Quindi perché leggere due volte lo stesso libro? Proprio per comprendere che non si tratta del medesimo e per arrivare il più vicini possibile all’idea che Fitzgerald doveva averne. Infatti la prima stesura è più ampia e forse più completa della versione definitiva permettendo così al lettore di comprendere meglio l’epoca stessa che è racchiusa il periodo storico stesso che è racchiuso tra le pagine di questi due libri. Quella di Fitzgerald è una vera e propria istantanea della propria epoca, dei Roaring Twenties, congelati nel loro fasto e nelle loro incertezze mentre riusciamo a sentire chiaramente le note del jazz in sottofondo. 

Una curiosità della prima stesura riguarda senza ombra di dubbio il titolo che Fitzgerald stesso avrebbe fortemente voluto anche per la versione definitiva, come rivela lo scambio epistolare sull’argomento con il suo editore ed amico Maxwell Perkins alla Scribners. L’uso del termine Trimalcione non può far altro che richiamare alla nostra memoria la figura del grottesco liberto Trimalcione descritta da Petronio nel suo Satyricon. Trimalcione è protagonista indiscusso del più celebre episodio dell’opera, la Coena Trimalchionis, dove Petronio illustra con efficacia un lusso esagerato e immotivato. Il rimando allo sfarzo luccicante della casa, delle feste, della vita di Gatsby è un passo obbligato. È evidente quindi chi avesse in mente Fitzgerald mentre modellava il personaggio di Gatsby. Fitzgerald, che non era riuscito a terminare gli studi presso l’università di Princeton, conosceva però senza dubbio Petronio, e a confermarlo è lui stesso quando lo cita nel suo primo romanzo Di qua del paradiso per bocca del protagonista Amory Blaine assieme ad altri scrittori che reputa adatti ad esprimere un gusto a metà tra il decadentismo e l’estetica.

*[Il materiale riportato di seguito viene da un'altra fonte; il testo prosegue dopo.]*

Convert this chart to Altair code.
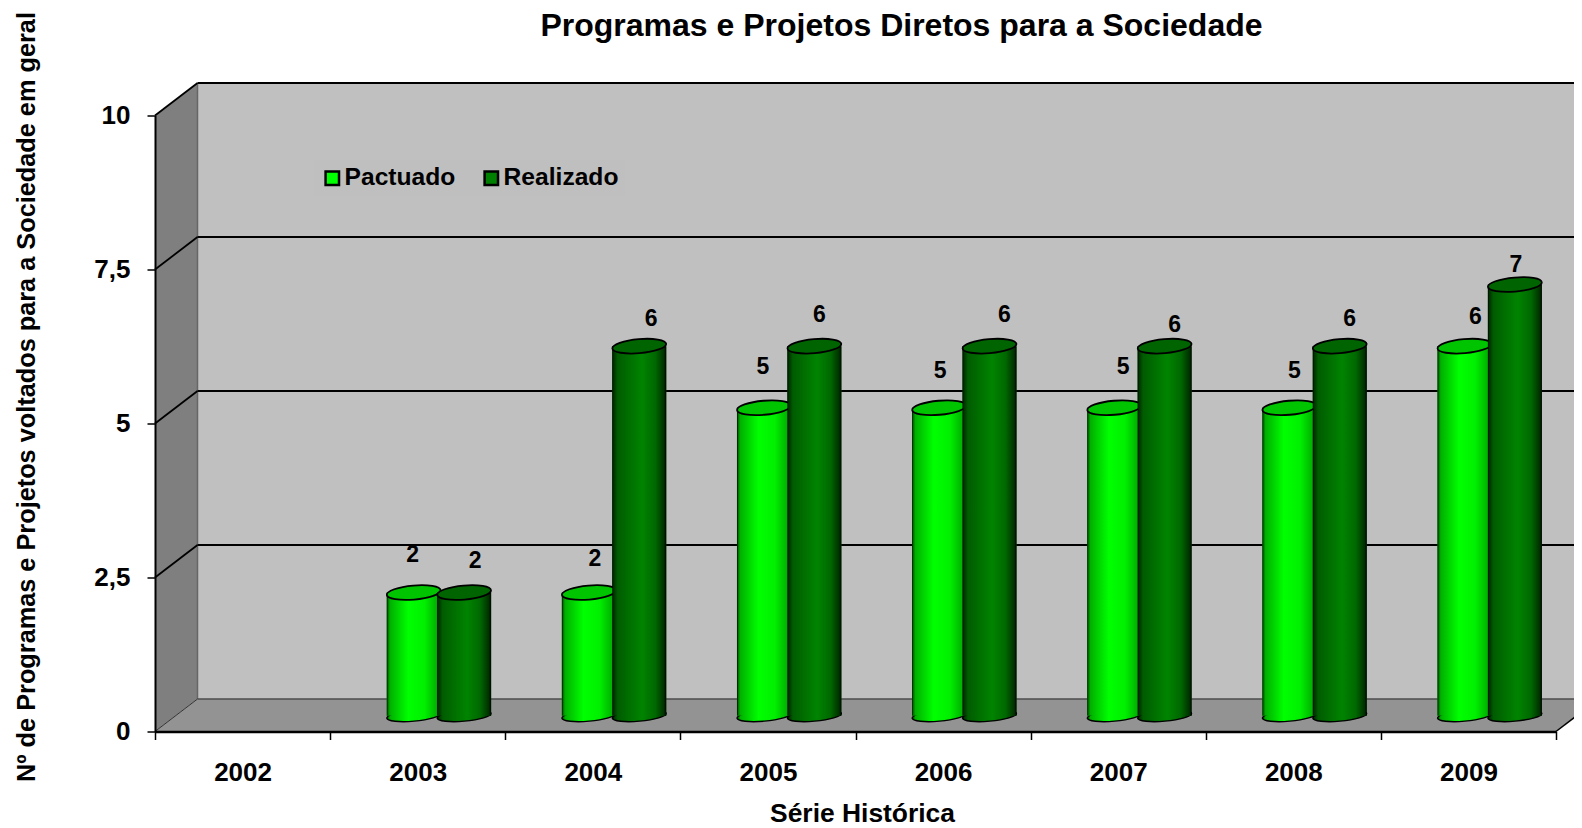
import math
import altair as alt
import pandas as pd

years = ["2002", "2003", "2004", "2005", "2006", "2007", "2008", "2009"]
series = ["Pactuado", "Realizado"]
pactuado = [None, 2, 2, 5, 5, 5, 5, 6]
realizado = [None, 2, 6, 6, 6, 6, 6, 7]
y_ticks = [0, 2.5, 5, 7.5, 10]
grid_values = [2.5, 5, 7.5, 10]
# (dx, dy) nudges of the hand-placed data labels
label_nudges = {
    "Pactuado": [None, (-1, -38), (6, -34), (-1, -41), (1, -37), (9, -41), (5, -37), (11, -29)],
    "Realizado": [None, (11, -32), (12, -27), (5, -31), (15, -31), (10, -21), (10, -27), (1, -20)],
}

FONT = "Liberation Sans"
W, H = 1401, 616
DX, DY = 42.5, 32.5           # depth of the 3D box, px
BX, BY = DX / 2, DY / 2 - 0.5  # bars stand half way back
BAR_W = 54
DEPTH = DY / (H / 10)         # depth expressed in value units


def ellipse_path(ry=0.26, tilt=-5):
    k = 0.5523
    a = math.radians(tilt)
    def p(x, y):
        return f"{x*math.cos(a)-y*math.sin(a):.3f},{x*math.sin(a)+y*math.cos(a):.3f}"
    return (f"M{p(-1,0)} C{p(-1,-k*ry)} {p(-k,-ry)} {p(0,-ry)} "
            f"C{p(k,-ry)} {p(1,-k*ry)} {p(1,0)} "
            f"C{p(1,k*ry)} {p(k,ry)} {p(0,ry)} "
            f"C{p(-k,ry)} {p(-1,k*ry)} {p(-1,0)} Z")


ELLIPSE = ellipse_path()
ELLIPSE_BASE = ellipse_path(ry=0.2)


def grad(stops):
    return alt.Gradient(gradient="linear", x1=0, x2=1, y1=0, y2=0,
                        stops=[alt.GradientStop(offset=o, color=c) for o, c in stops])


GRADS = {
    "Pactuado": grad([(0, "#000000"), (0.025, "#007000"), (0.06, "#00b000"), (0.4, "#00ff00"),
                      (0.7, "#00f000"), (0.96, "#00a800"), (1, "#004000")]),
    "Realizado": grad([(0, "#000000"), (0.025, "#003000"), (0.1, "#005c00"), (0.55, "#008400"),
                       (0.8, "#006800"), (0.96, "#003000"), (1, "#000000")]),
}
TOPS = {"Pactuado": "#00c400", "Realizado": "#006400"}

rows = []
for s, vals in zip(series, [pactuado, realizado]):
    for i, (yr, v) in enumerate(zip(years, vals)):
        if v is not None:
            rows.append({"ano": yr, "serie": s, "valor": v, "base": 0})
df = pd.DataFrame(rows)

x_scale = alt.Scale(type="band", domain=years, paddingInner=0, paddingOuter=0)
y_scale = alt.Scale(domain=[0, 10], nice=False, zero=False)
off_scale = alt.Scale(type="point", domain=series, range=[83.6, 134], padding=0)

X = alt.X(
    "ano:N", scale=x_scale, sort=years,
    axis=alt.Axis(
        title="Série Histórica", titleFont=FONT, titleFontSize=26.4, titleFontWeight="bold",
        titleColor="#000000", titleX=707, titleY=82, titleAnchor="middle", titleBaseline="middle",
        labelFont=FONT, labelFontSize=26, labelFontWeight="bold", labelColor="#000000",
        labelAngle=0, labelPadding=20, tickBand="extent", tickSize=8, tickColor="#000000",
        tickWidth=1.5, domainColor="#000000", domainWidth=2.5, grid=False, zindex=1,
    ),
)
Y_AXIS = alt.Axis(
    title="Nº de Programas e Projetos voltados para a Sociedade em geral",
    titleFont=FONT, titleFontSize=25.3, titleFontWeight="bold", titleColor="#000000",
    titleX=-129, titleY=281, titleAngle=270, titleAnchor="middle", titleBaseline="middle",
    values=y_ticks, labelExpr="replace(toString(datum.value),'.',',')",
    labelFont=FONT, labelFontSize=26, labelFontWeight="bold", labelColor="#000000",
    labelPadding=17, tickSize=8, tickColor="#000000", tickWidth=1.5,
    domainColor="#000000", domainWidth=2, grid=False, zindex=1,
)
Y = alt.Y("valor:Q", scale=y_scale, axis=Y_AXIS)
XOFF = alt.XOffset("serie:N", scale=off_scale)

anchor = alt.Data(values=[{"k": 0}])
FAR = W + DX + 30


def y_of(field):
    return alt.Y(field, type="quantitative", scale=y_scale, axis=Y_AXIS)


back_wall = alt.Chart(anchor).mark_rect(color="#c0c0c0").encode(
    x=alt.value(DX), x2=alt.value(FAR), y=alt.value(-DY), y2=alt.value(H - DY)
)
side_df = pd.DataFrame({"px": [0, DX], "top": [10, 10 + DEPTH], "bot": [0, DEPTH]})
side_wall = alt.Chart(side_df).mark_area(color="#7f7f7f").encode(
    x=alt.X("px:Q", scale=None, axis=None), y=y_of("top"), y2="bot:Q",
)
side_edge = alt.Chart(anchor).mark_rule(color="#666666", strokeWidth=1.5).encode(
    x=alt.value(DX), y=alt.value(-DY), y2=alt.value(H - DY)
)
floor_df = pd.DataFrame({"py": [DEPTH, 0], "l": [DX, 0], "r": [W + DX, W]})
floor = alt.Chart(floor_df).mark_area(color="#939393", orient="horizontal").encode(
    y=y_of("py"), x=alt.X("l:Q", scale=None, axis=None), x2="r:Q",
)
floor_back = alt.Chart(anchor).mark_rule(color="#4d4d4d", strokeWidth=1.5).encode(
    x=alt.value(DX), x2=alt.value(FAR), y=alt.value(H - DY)
)
floor_diag = alt.Chart(pd.DataFrame({"px": [0, DX], "py": [0, DEPTH]})).mark_line(
    color="#333333", strokeWidth=1
).encode(x=alt.X("px:Q", scale=None, axis=None), y=y_of("py"))
floor_diag2 = alt.Chart(pd.DataFrame({"px": [W, W + DX], "py": [0, DEPTH]})).mark_line(
    color="#000000", strokeWidth=1.5
).encode(x=alt.X("px:Q", scale=None, axis=None), y=y_of("py"))

grid_df = pd.DataFrame({"v": grid_values})
grid_h = alt.Chart(grid_df).transform_calculate(b=f"datum.v+{DEPTH}").mark_rule(
    color="#000000", strokeWidth=1.8
).encode(x=alt.value(DX), x2=alt.value(FAR), y=y_of("b"))
grid_d = alt.Chart(grid_df).transform_calculate(b=f"datum.v+{DEPTH}").mark_rule(
    color="#000000", strokeWidth=1.8
).encode(x=alt.value(0), x2=alt.value(DX), y=y_of("v"), y2=alt.Y2("b:Q"))

base = alt.Chart(df)
flat = base.mark_bar(width=BAR_W, xOffset=BX, yOffset=-BY, y2Offset=-BY).encode(
    x=X, xOffset=XOFF, y=Y, y2="base:Q",
    color=alt.Color("serie:N", scale=alt.Scale(domain=series, range=["#00ff00", "#008000"]),
                    legend=alt.Legend(
                        title=None, orient="none", legendX=159, legendY=44, direction="horizontal",
                        labelFont=FONT, labelFontSize=24.6, labelFontWeight="bold", labelColor="#000000",
                        symbolType="square", symbolSize=180, symbolStrokeColor="#000000",
                        symbolStrokeWidth=2.5, columnPadding=23, labelOffset=0,
                        fillColor="#bfbfbf", padding=6,
                    )),
)

layers = [back_wall, side_wall, side_edge, floor, floor_back, floor_diag, floor_diag2, grid_h, grid_d, flat]
for s in series:
    sub = base.transform_filter(alt.datum.serie == s)
    layers.append(sub.mark_point(shape=ELLIPSE_BASE, size=BAR_W ** 2, filled=True, fill=GRADS[s], stroke="#000000",
                                 strokeWidth=1.5, opacity=1, xOffset=BX, yOffset=-BY)
                  .encode(x=X, xOffset=XOFF, y=y_of("base")))
    layers.append(sub.mark_bar(width=BAR_W, fill=GRADS[s], xOffset=BX, yOffset=-BY, y2Offset=-BY)
                  .encode(x=X, xOffset=XOFF, y=Y, y2="base:Q"))
    layers.append(sub.mark_point(shape=ELLIPSE, size=BAR_W ** 2, filled=True, fill=TOPS[s], stroke="#000000",
                                 strokeWidth=1.8, opacity=1, xOffset=BX, yOffset=-BY)
                  .encode(x=X, xOffset=XOFF, y=Y))

for s, vals in zip(series, [pactuado, realizado]):
    for yr, v, nudge in zip(years, vals, label_nudges[s]):
        if v is None:
            continue
        layers.append(
            base.transform_filter(f"datum.serie=='{s}' && datum.ano=='{yr}'")
            .mark_text(font=FONT, fontSize=23, fontWeight="bold", color="#000000",
                       xOffset=BX, yOffset=-BY, dx=nudge[0], dy=nudge[1], baseline="middle")
            .encode(x=X, xOffset=XOFF, y=Y, text="valor:Q")
        )

chart = alt.layer(*layers).properties(
    width=W, height=H,
    padding={"left": 147, "top": 107.5, "right": 18, "bottom": 96.5},
    autosize=alt.AutoSizeParams(type="none"),
    title=alt.TitleParams(
        "Programas e Projetos Diretos para a Sociedade",
        font=FONT, fontSize=32, fontWeight="bold", color="#000000",
        anchor="middle", dx=46, dy=46, baseline="middle", offset=0,
    ),
).configure_view(stroke=None).configure(background="#ffffff")

chart.save("out.html", embed_options={"renderer": "svg", "actions": False})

Quest’ultima osservazione, a nostro parere, rende al meglio lo stile che Fitzgerald ha fatto proprio nel corso della sua esistenza, così tormentata e splendente da imprimersi con forza nelle sue pagine. Lui stesso riteneva che nulla avrebbe potuto sopravvivere alla sua vita, e tutto ciò che ha scritto infatti ne è stato profondamente contaminato.

Leggere la prima stesura di un’opera diventata poi tanto celebre è senza dubbio un mezzo per conoscere più a fondo gli anni Venti e per sbirciare dal buco della serratura la costruzione di un libro di cui tutti siamo abituati a sentir parlare. Il Trimalcione farà di certo rivivere la magia di quegli anni, senza però svelare troppo.